== GIVEN INFORMATION

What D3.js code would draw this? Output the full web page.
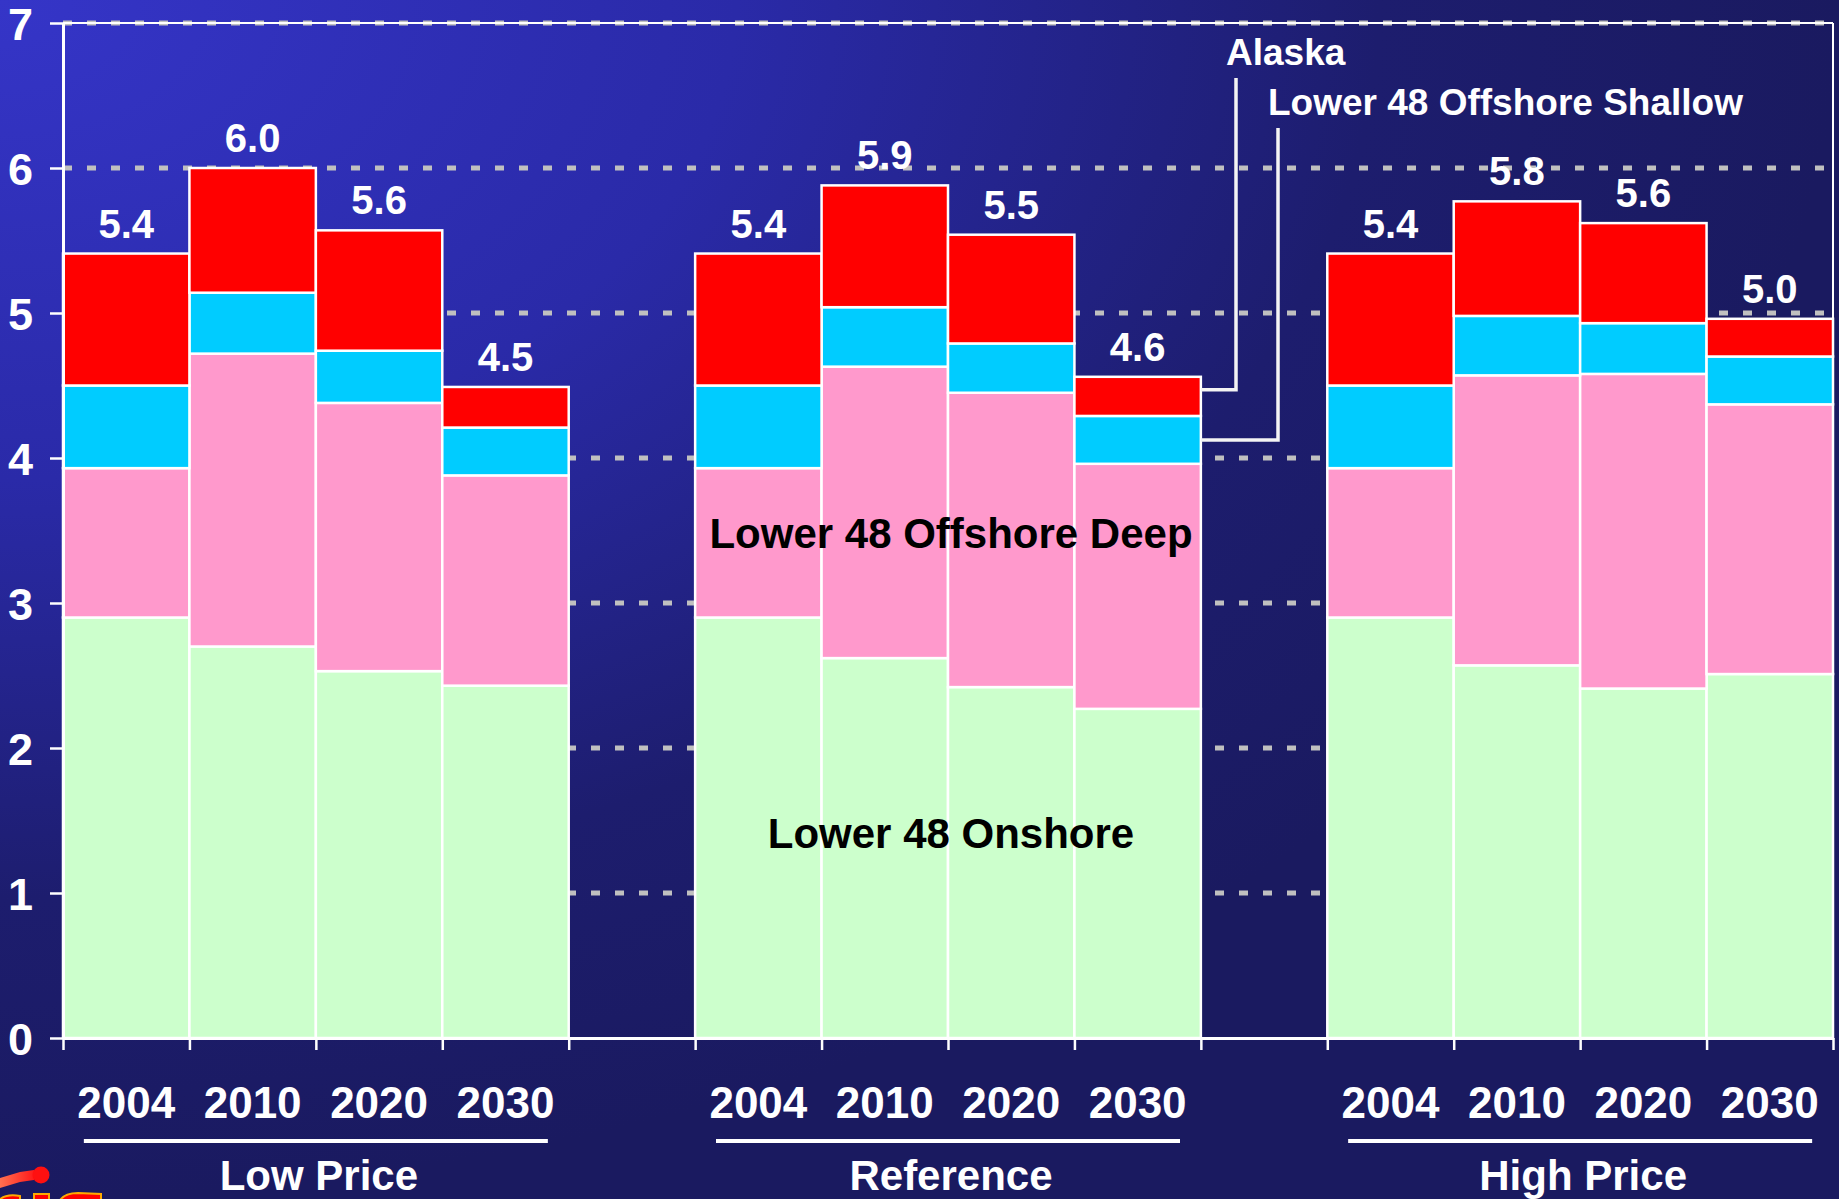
<!DOCTYPE html>
<html>
<head>
<meta charset="utf-8">
<script src="https://cdn.jsdelivr.net/npm/d3@7"></script>
<style>
  html, body { margin: 0; padding: 0; overflow: hidden; background: #1a1a62; }
  svg { display: block; }
  text { font-family: Arial, "Liberation Sans", sans-serif; font-weight: bold; }
</style>
</head>
<body>
<svg id="chart"></svg>
<script>
// scenarios and years, bars read left to right
var scenarios = ["Low Price", "Reference", "High Price"];
var years = ["2004", "2010", "2020", "2030"];
var yTicks = [0, 1, 2, 3, 4, 5, 6, 7];

// stacked pieces, 12 bars (Low 2004..2030, Reference 2004..2030, High 2004..2030)
var onshore = [2.90, 2.70, 2.53, 2.43, 2.90, 2.62, 2.42, 2.27, 2.90, 2.57, 2.41, 2.51];
var offshoreDeep = [1.03, 2.02, 1.85, 1.45, 1.03, 2.01, 2.03, 1.69, 1.03, 2.00, 2.17, 1.86];
var offshoreShallow = [0.57, 0.42, 0.36, 0.33, 0.57, 0.41, 0.34, 0.33, 0.57, 0.41, 0.35, 0.33];
var alaska = [0.91, 0.86, 0.83, 0.28, 0.91, 0.84, 0.75, 0.27, 0.91, 0.79, 0.69, 0.26];

var seriesKeys = ["onshore", "deep", "shallow", "alaska"];
var seriesColors = { onshore: "#ccffcc", deep: "#ff99cc", shallow: "#00ccff", alaska: "#ff0000" };

var W = 1839, H = 1199;
var plotLeft = 63, plotRight = 1833, plotTop = 23, plotBottom = 1038;

var svg = d3.select("#chart").attr("width", W).attr("height", H);

// background
var defs = svg.append("defs");
var bg = defs.append("radialGradient").attr("id", "bg")
    .attr("cx", 0).attr("cy", 0).attr("r", 1).attr("fx", 0).attr("fy", 0);
bg.append("stop").attr("offset", 0).attr("stop-color", "#3535c8");
bg.append("stop").attr("offset", 0.4).attr("stop-color", "#2a2aa8");
bg.append("stop").attr("offset", 0.75).attr("stop-color", "#1d1d6e");
bg.append("stop").attr("offset", 1).attr("stop-color", "#1a1a60");
svg.append("rect").attr("width", W).attr("height", H).attr("fill", "url(#bg)");

// rows for the stack
var rows = [];
scenarios.forEach(function (s, si) {
    years.forEach(function (yr, yi) {
        var i = si * years.length + yi;
        rows.push({
            key: s + "|" + yr, scenario: s, year: yr,
            onshore: onshore[i], deep: offshoreDeep[i],
            shallow: offshoreShallow[i], alaska: alaska[i]
        });
    });
});

// slots: bars of each scenario, one empty slot between scenarios
var slots = [];
scenarios.forEach(function (s, si) {
    years.forEach(function (yr) { slots.push(s + "|" + yr); });
    if (si < scenarios.length - 1) slots.push("gap" + si);
});

var x = d3.scaleBand().domain(slots).range([plotLeft, plotRight]).padding(0);
var slotIndex = d3.scaleLinear().domain([0, slots.length]).range([plotLeft, plotRight]);
var y = d3.scaleLinear().domain([0, 7]).range([plotBottom, plotTop]);

// gridlines
svg.append("g").selectAll("line")
    .data(yTicks.filter(function (d) { return d > 0; }))
    .enter().append("line")
    .attr("x1", plotLeft).attr("x2", plotRight)
    .attr("y1", function (d) { return y(d); }).attr("y2", function (d) { return y(d); })
    .attr("stroke", "#c0c0c0").attr("stroke-width", 5)
    .attr("stroke-dasharray", "9,15");

// frame top and right
svg.append("line").attr("x1", plotLeft).attr("x2", plotRight).attr("y1", y(7)).attr("y2", y(7))
    .attr("stroke", "#ffffff").attr("stroke-width", 2);
svg.append("line").attr("x1", plotRight).attr("x2", plotRight).attr("y1", y(7)).attr("y2", plotBottom)
    .attr("stroke", "#ffffff").attr("stroke-width", 2);

// bars
var stacked = d3.stack().keys(seriesKeys)(rows);
svg.append("g").selectAll("g")
    .data(stacked)
    .enter().append("g")
    .attr("fill", function (d) { return seriesColors[d.key]; })
    .selectAll("rect")
    .data(function (d) { return d; })
    .enter().append("rect")
    .attr("x", function (d) { return x(d.data.key); })
    .attr("width", x.bandwidth())
    .attr("y", function (d) { return y(d[1]); })
    .attr("height", function (d) { return y(d[0]) - y(d[1]); })
    .attr("stroke", "#ffffff").attr("stroke-width", 2.5);

// totals above bars
var fmt = d3.format(".1f");
function total(d) { return d.onshore + d.deep + d.shallow + d.alaska; }
svg.append("g").selectAll("text")
    .data(rows)
    .enter().append("text")
    .attr("x", function (d) { return x(d.key) + x.bandwidth() / 2; })
    .attr("y", function (d) { return y(total(d)) - 16; })
    .attr("text-anchor", "middle")
    .attr("fill", "#ffffff").style("font-size", "40px")
    .text(function (d) { return fmt(total(d)); });

// y axis
var yAxis = svg.append("g")
    .attr("transform", "translate(" + plotLeft + ",0)")
    .call(d3.axisLeft(y).tickValues(yTicks).tickSize(13).tickSizeOuter(0).tickPadding(17).tickFormat(d3.format("d")));
yAxis.select(".domain").attr("stroke", "#ffffff").attr("stroke-width", 3);
yAxis.selectAll(".tick line").attr("stroke", "#ffffff").attr("stroke-width", 2.5);
yAxis.selectAll(".tick text").attr("fill", "#ffffff").style("font-size", "45px")
    .style("font-family", "Arial, 'Liberation Sans', sans-serif").attr("dy", "0.36em");

// x axis, ticks at every slot edge
var xAxis = svg.append("g")
    .attr("transform", "translate(0," + plotBottom + ")")
    .call(d3.axisBottom(slotIndex).tickValues(d3.range(slots.length + 1)).tickSize(12).tickSizeOuter(0).tickFormat(""));
xAxis.select(".domain").attr("stroke", "#ffffff").attr("stroke-width", 3);
xAxis.selectAll(".tick line").attr("stroke", "#ffffff").attr("stroke-width", 2.5);

// year labels
svg.append("g").selectAll("text")
    .data(rows)
    .enter().append("text")
    .attr("x", function (d) { return x(d.key) + x.bandwidth() / 2; })
    .attr("y", 1118)
    .attr("text-anchor", "middle")
    .attr("fill", "#ffffff").style("font-size", "44px")
    .text(function (d) { return d.year; });

// scenario underline and name
scenarios.forEach(function (s) {
    var first = x(s + "|" + years[0]);
    var last = x(s + "|" + years[years.length - 1]) + x.bandwidth();
    var cx = (first + last) / 2;
    svg.append("line")
        .attr("x1", cx - 232).attr("x2", cx + 232)
        .attr("y1", 1141).attr("y2", 1141)
        .attr("stroke", "#ffffff").attr("stroke-width", 4);
    svg.append("text")
        .attr("x", cx + 3).attr("y", 1190)
        .attr("text-anchor", "middle")
        .attr("fill", "#ffffff").style("font-size", "42px")
        .text(s);
});

// labels inside the reference bars
var refMid = (x("Reference|2004") + x("Reference|2030") + x.bandwidth()) / 2;
svg.append("text").attr("x", refMid + 3).attr("y", 548)
    .attr("text-anchor", "middle").attr("fill", "#000000").style("font-size", "42px")
    .text("Lower 48 Offshore Deep");
svg.append("text").attr("x", refMid + 3).attr("y", 848)
    .attr("text-anchor", "middle").attr("fill", "#000000").style("font-size", "42px")
    .text("Lower 48 Onshore");

// call-outs for the two thin series, pointing at Reference 2030
var refLast = rows[7];
var barRight = x(refLast.key) + x.bandwidth();
var callouts = [
    { text: "Alaska", tx: 1226, ty: 65,
      target: refLast.onshore + refLast.deep + refLast.shallow + refLast.alaska * 0.67 },
    { text: "Lower 48 Offshore Shallow", tx: 1268, ty: 115,
      target: refLast.onshore + refLast.deep + refLast.shallow / 2 }
];
callouts.forEach(function (c) {
    svg.append("text").attr("x", c.tx).attr("y", c.ty)
        .attr("fill", "#ffffff").style("font-size", "37px").text(c.text);
    svg.append("path")
        .attr("d", "M" + (c.tx + 10) + "," + (c.ty + 13) +
            "V" + y(c.target) + "H" + barRight)
        .attr("fill", "none").attr("stroke", "#f4f4f4").attr("stroke-width", 3.5);
});

// corner logo, cut off by the page edge
var sw = defs.append("linearGradient").attr("id", "swoosh")
    .attr("x1", 0).attr("x2", 1).attr("y1", 0).attr("y2", 0);
sw.append("stop").attr("offset", 0).attr("stop-color", "#ff7050");
sw.append("stop").attr("offset", 1).attr("stop-color", "#ff1a1a");
var logo = svg.append("g");
logo.append("path").attr("d", "M0,1178 L20,1172 L34,1170 L34,1180 L20,1182 L0,1188 Z").attr("fill", "url(#swoosh)");
logo.append("circle").attr("cx", 41).attr("cy", 1175).attr("r", 8.5).attr("fill", "#ff1010");
logo.append("path").attr("d", "M-4,1204 Q2,1193 20,1196 L20,1204 Z").attr("fill", "#ff0000").attr("stroke", "#ffaa00").attr("stroke-width", 2);
logo.append("rect").attr("x", 34).attr("y", 1194).attr("width", 15).attr("height", 10).attr("fill", "#ff0000").attr("stroke", "#ffaa00").attr("stroke-width", 2);
logo.append("path").attr("d", "M58,1204 Q62,1193 78,1193 L101,1194 L101,1204 Z").attr("fill", "#ff0000").attr("stroke", "#ffaa00").attr("stroke-width", 2);
</script>
</body>
</html>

====

__EXERCISE AIM__
Please reproduce the listing exactly from its opening line through the line that contains "var yTicks = [0, 1, 2, 3, 4, 5, 6, 7];", both included, with all pictures omitted.

__ANSWER TO THIS TASK__
What D3.js code would draw this? Output the full web page.
<!DOCTYPE html>
<html>
<head>
<meta charset="utf-8">
<script src="https://cdn.jsdelivr.net/npm/d3@7"></script>
<style>
  html, body { margin: 0; padding: 0; overflow: hidden; background: #1a1a62; }
  svg { display: block; }
  text { font-family: Arial, "Liberation Sans", sans-serif; font-weight: bold; }
</style>
</head>
<body>
<svg id="chart"></svg>
<script>
// scenarios and years, bars read left to right
var scenarios = ["Low Price", "Reference", "High Price"];
var years = ["2004", "2010", "2020", "2030"];
var yTicks = [0, 1, 2, 3, 4, 5, 6, 7];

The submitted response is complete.